Smoked Salmon and Asparagus Sauce
Smoked Salmon with Asparagus Sauce, served on a bed of pasta.
Recipe Information
| serves | SALMON PORTION |
COURSE | COOKING METHOD |
PREPARATION TIME |
|
|---|---|---|---|---|---|
| 4 | Smoked Salmon | Main | Fry | Less than 30 minutes |
Ingredients
- 500g asparagus spears, trimmed and cut diagonally into 2.5cm pieces
- 50g unsalted butter
- 250g sliced smoked salmon, cut into strips
- 284ml carton double cream
- thinly grated zest of ½ lemon
- a squeeze of lemon juice
- salt and freshly ground black pepper
- lemon slices to garnish
Method
Steam the asparagus for about 5 minutes, until just tender.

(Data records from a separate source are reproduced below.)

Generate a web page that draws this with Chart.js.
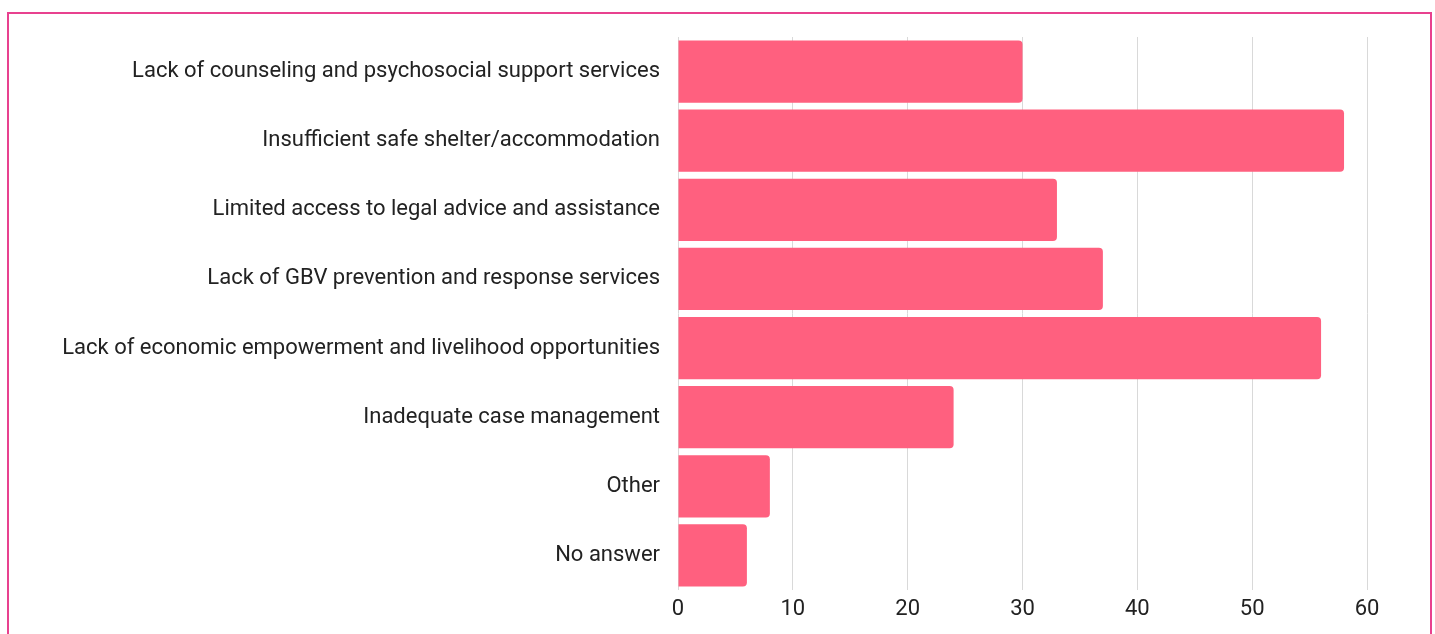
<!DOCTYPE html>
<html>
<head>
<meta charset="utf-8">
<script src="https://cdn.jsdelivr.net/npm/chart.js@4.4.1/dist/chart.umd.min.js"></script>
<style>
  html, body { margin: 0; padding: 0; background: #fff; overflow: hidden; }
  #frame { position: absolute; left: 7px; top: 12px; width: 1425px; height: 700px; border: 2px solid #e8418f; box-sizing: border-box; }
  #wrap { position: absolute; left: 0; top: 0; width: 1435px; height: 634px; }
</style>
</head>
<body>
<div id="frame"></div>
<div id="wrap"><canvas id="c"></canvas></div>
<script>
const categories = [
  "Lack of counseling and psychosocial support services",
  "Insufficient safe shelter/accommodation",
  "Limited access to legal advice and assistance",
  "Lack of GBV prevention and response services",
  "Lack of economic empowerment and livelihood opportunities",
  "Inadequate case management",
  "Other",
  "No answer"
];
const values = [30, 58, 33, 37, 56, 24, 8, 6];
const xTicks = [0, 10, 20, 30, 40, 50, 60];

new Chart(document.getElementById('c'), {
  type: 'bar',
  data: {
    labels: categories,
    datasets: [{
      data: values,
      backgroundColor: '#ff607f',
      borderRadius: { topRight: 4, bottomRight: 4, topLeft: 0, bottomLeft: 0 },
      borderSkipped: 'start',
      barPercentage: 0.9,
      categoryPercentage: 1.0
    }]
  },
  options: {
    indexAxis: 'y',
    responsive: true,
    maintainAspectRatio: false,
    animation: false,
    layout: { padding: { top: 37, right: 68, bottom: 0, left: 0 } },
    plugins: { legend: { display: false }, tooltip: { enabled: false } },
    scales: {
      x: {
        min: 0, max: 60,
        afterBuildTicks: s => { s.ticks = xTicks.map(v => ({ value: v })); },
        grid: { color: '#d9d9d9', lineWidth: 1, drawTicks: false, drawOnChartArea: true },
        border: { display: false },
        ticks: { color: '#222', font: { family: 'Roboto', size: 22 }, padding: 6 },
        afterFit: s => { s.height = 44; }
      },
      y: {
        grid: { display: false, drawTicks: false },
        border: { display: false },
        ticks: { color: '#222', font: { family: 'Roboto', size: 22 }, padding: 18, autoSkip: false },
        afterFit: s => { s.width = 678; }
      }
    }
  }
});
</script>
</body>
</html>
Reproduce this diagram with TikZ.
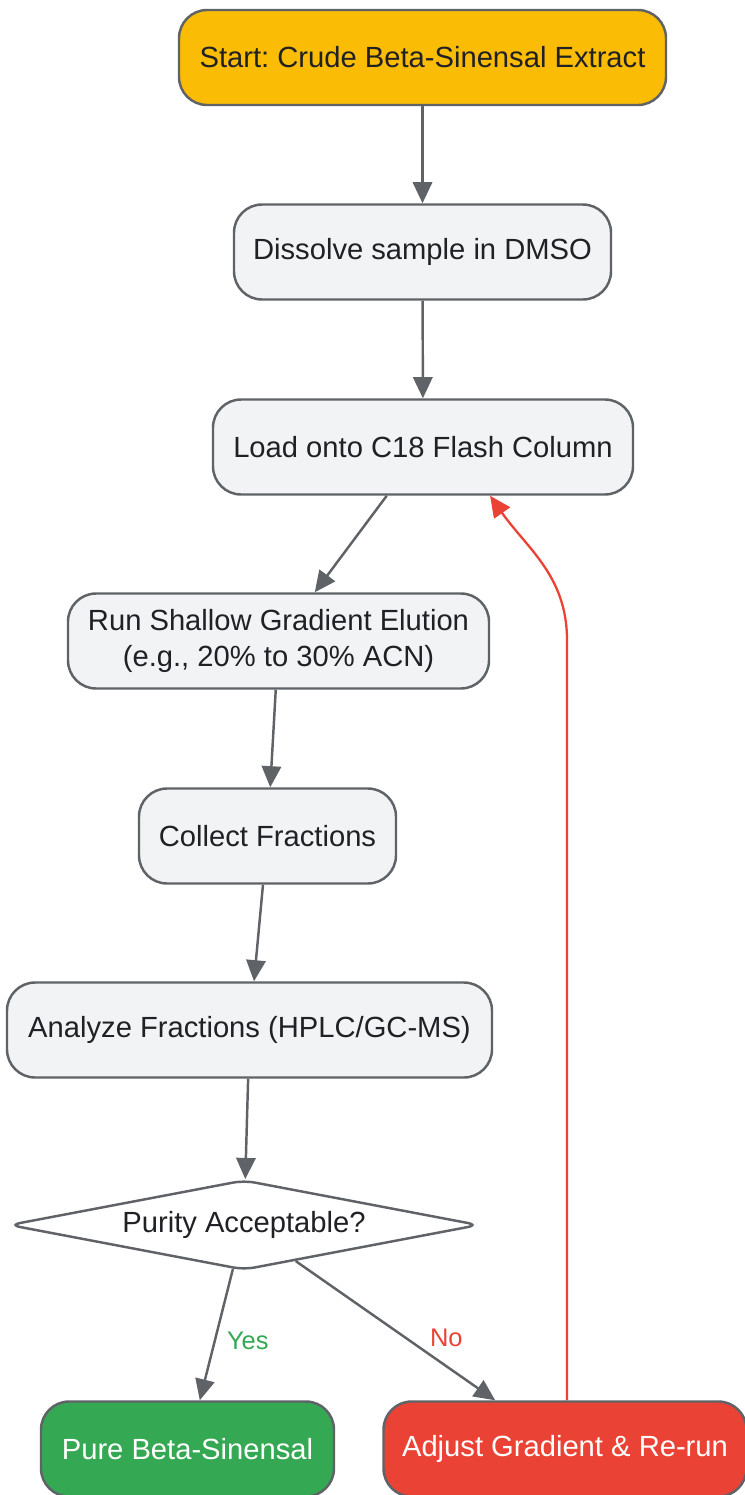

Drain and refresh in cold water. Dry thoroughly on kitchen paper.
In a frying pan melt the butter and gently fry the salmon strips for 30 seconds.
Add the cream and lemon zest and juice and heat gently, stirring, until just heated through.
Stir in the asparagus pieces and remove from the heat.
Season with pepper.
Toss the sauce with freshly cooked pasta and garnish with lemon slices.